In the Verizon conference call with analysts, Verizon President and COO Denny Strigl noted that the company did see its porting rate drop as the iPhone hit the market, but he also said that Verizon’s porting rates have returned to normal in the last week. “Approximately two customers are in for every customer that we lose,” he explained.
Diversification Efforts Paying Off
Verizon has been investing in new high-speed Internet and TV services based on its fiber optic FiOS network. The company added 288,000 new broadband connections, both DSL and FiOS Internet connections, bringing its total broadband connections up to 7.7 million.
In addition, Verizon added 167,000 new FiOS TV customers in the second quarter — about 2,600 per business day of the quarter, Verizon said. The company now has 515,000 FiOS TV customers.
“Verizon quarterly results look strong as they continue to change the company for the new telecom marketplace,” Jeff Kagan, a telecommunications industry analyst, told the E-Commerce Times.
“FiOS costs the company a lot of money to create, but this will make Verizon competitive as the competitive marketplace continues to change.
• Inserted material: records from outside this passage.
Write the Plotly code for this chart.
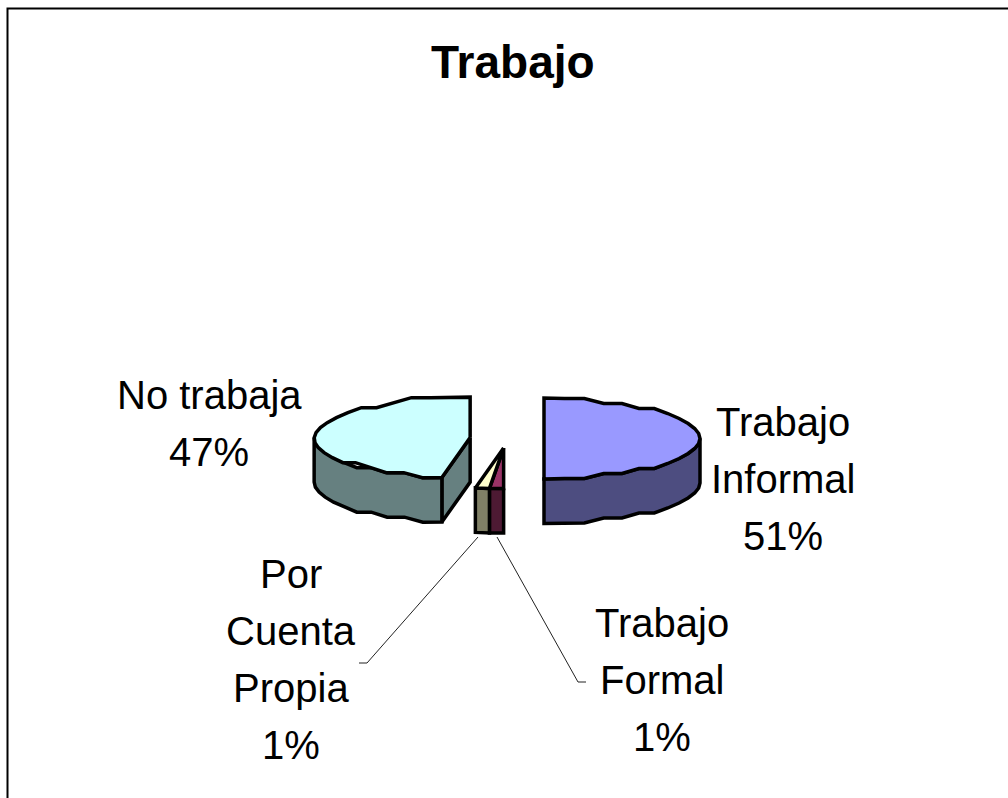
import numpy as np
import plotly.graph_objects as go

# ---- data ----
categories = ["Trabajo Informal", "Trabajo Formal", "Por Cuenta Propia", "No trabaja"]
slice_sizes = [50.0, 1.45, 1.45, 47.1]          # share of the turn each wedge takes in the drawing
percent_labels = ["51%", "1%", "1%", "47%"]     # printed labels

# ---- styling / layout ----
W, H = 1008, 798
CX, CY, RX, RY, DEPTH, EXPLODE = 507, 438.5, 156, 40.5, 44.5, 37
GRID_Y = 5.0                                    # coarse grid that gives the rim its faceted look
top_colors = ["#9999FF", "#993366", "#FFFFCC", "#CCFFFF"]
side_colors = ["#4D4D80", "#4D1A33", "#808066", "#668080"]
explode_group = [0, 1, 1, 2]
draw_order = [3, 0, 1, 2]
FONT = "Liberation Sans, Arial, sans-serif"
label_lines = [
    (["Trabajo", "Informal"], 783, 422),
    (["Trabajo", "Formal"], 662, 623),
    (["Por", "Cuenta", "Propia"], 291, 574),
    (["No trabaja"], 209, 395),
]
LINE_STEP = 57
leaders = [([497, 578, 586], [537, 682, 682]), ([478, 367, 359], [537, 663, 663])]

# ---- geometry from the values ----
edges = np.concatenate([[0], np.cumsum(slice_sizes)]) / sum(slice_sizes) * 2 * np.pi
mids = (edges[:-1] + edges[1:]) / 2
group_mid = {g: np.mean([m for m, gg in zip(mids, explode_group) if gg == g]) for g in set(explode_group)}


def arc(a0, a1, cx, cy, step=np.radians(7.5)):
    n = max(1, int(np.ceil((a1 - a0) / step)))
    t = np.linspace(a0, a1, n + 1)
    x = cx + RX * np.sin(t)
    y = cy - RY * np.cos(t)
    if n > 4:
        y[1:-1] = cy + np.round((y[1:-1] - cy) / GRID_Y) * GRID_Y
    return x, y


fig = go.Figure()


def poly(x, y, color):
    x, y = list(x), list(y)
    fig.add_trace(go.Scatter(
        x=x + x[:1], y=y + y[:1], mode="lines", fill="toself", fillcolor=color,
        line=dict(color="black", width=3.5, shape="linear"), hoverinfo="skip", showlegend=False,
    ))


n_slices = len(slice_sizes)
for i in draw_order:
    a0, a1 = edges[i], edges[i + 1]
    m = group_mid[explode_group[i]]
    cx = CX + EXPLODE * np.sin(m)
    cy = CY - EXPLODE * np.cos(m) * RY / RX
    # radial faces that look towards the viewer (not where a wedge touches its neighbour)
    prev_same = explode_group[(i - 1) % n_slices] == explode_group[i]
    next_same = explode_group[(i + 1) % n_slices] == explode_group[i]
    for ang, visible in ((a0, np.sin(a0) < -1e-6 and not prev_same),
                         (a1, np.sin(a1) > 1e-6 and not next_same)):
        if visible:
            ex, ey = cx + RX * np.sin(ang), cy - RY * np.cos(ang)
            poly([cx, ex, ex, cx], [cy, ey, ey + DEPTH, cy + DEPTH], side_colors[i])
    # outer wall, front half only
    lo, hi = max(a0, np.pi / 2), min(a1, 3 * np.pi / 2)
    if hi > lo:
        ax, ay = arc(lo, hi, cx, cy)
        poly(np.r_[ax, ax[::-1]], np.r_[ay, ay[::-1] + DEPTH], side_colors[i])
    # top
    ax, ay = arc(a0, a1, cx, cy)
    poly(np.r_[cx, ax], np.r_[cy, ay], top_colors[i])

for lx, ly in leaders:
    fig.add_trace(go.Scatter(x=lx, y=ly, mode="lines", line=dict(color="#222222", width=1),
                             hoverinfo="skip", showlegend=False))

ann = [dict(text="<b>Trabajo</b>", x=513, y=62, font=dict(size=46, family=FONT, color="black"))]
for (lines, x, y), pct in zip(label_lines, percent_labels):
    for k, t in enumerate(lines + [pct]):
        ann.append(dict(text=t, x=x, y=y + k * LINE_STEP, font=dict(size=40, family=FONT, color="black")))
for a in ann:
    a.update(xref="x", yref="y", showarrow=False, xanchor="center", yanchor="middle")

fig.update_layout(
    width=W, height=H, margin=dict(l=0, r=0, t=0, b=0), autosize=False,
    paper_bgcolor="white", plot_bgcolor="white", annotations=ann,
    xaxis=dict(range=[0, W], visible=False, fixedrange=True),
    yaxis=dict(range=[H, 0], visible=False, fixedrange=True),
    shapes=[dict(type="rect", xref="x", yref="y", x0=7.5, y0=8.5, x1=W + 20, y1=H + 20,
                 line=dict(color="black", width=2), layer="below")],
)
fig.write_html("out.html", config={"displayModeBar": False},
               post_script="document.body.style.margin='0';document.body.style.overflow='hidden';")
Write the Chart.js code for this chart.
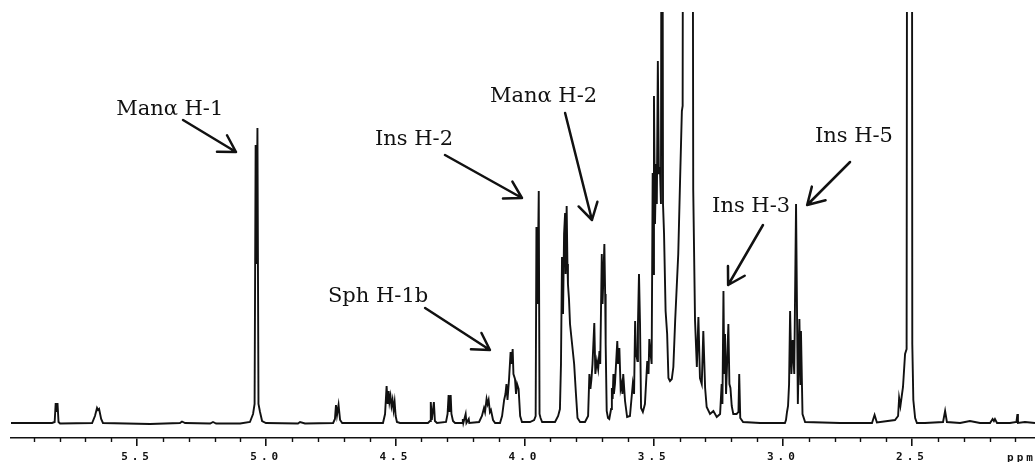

The industry is in the middle of a major transformation,” he noted. “They are competing against new companies like cable television companies for consumers, and other baby bells and VoIP and data companies for business customers.”
On the Business Side
Business-based growth was slower than Verizon’s retail growth, rising only 2.4 percent, much of which was driven by stronger sales of strategic services surrounding new IP-related services, which still managed to exceed declines in traditional voice and data services, Verizon noted.
All of the major competitors in the telecommunications industry are facing major product line changes and pressures, particularly as landline-based services are replaced by wireless and VoIP services. Plus, TV, Internet and packaged services are all fair game.
“Going forward, the marketplace position for all these competitors [AT&T, Qwest, Sprint, Verizon] is changing. It’s an all-or-nothing game,” Kagan explained.
“They are going to be offering a bigger bundle of services, but they will be competing against new competitors. They will have fewer customers, but the customers they win will spend more than before,” he added.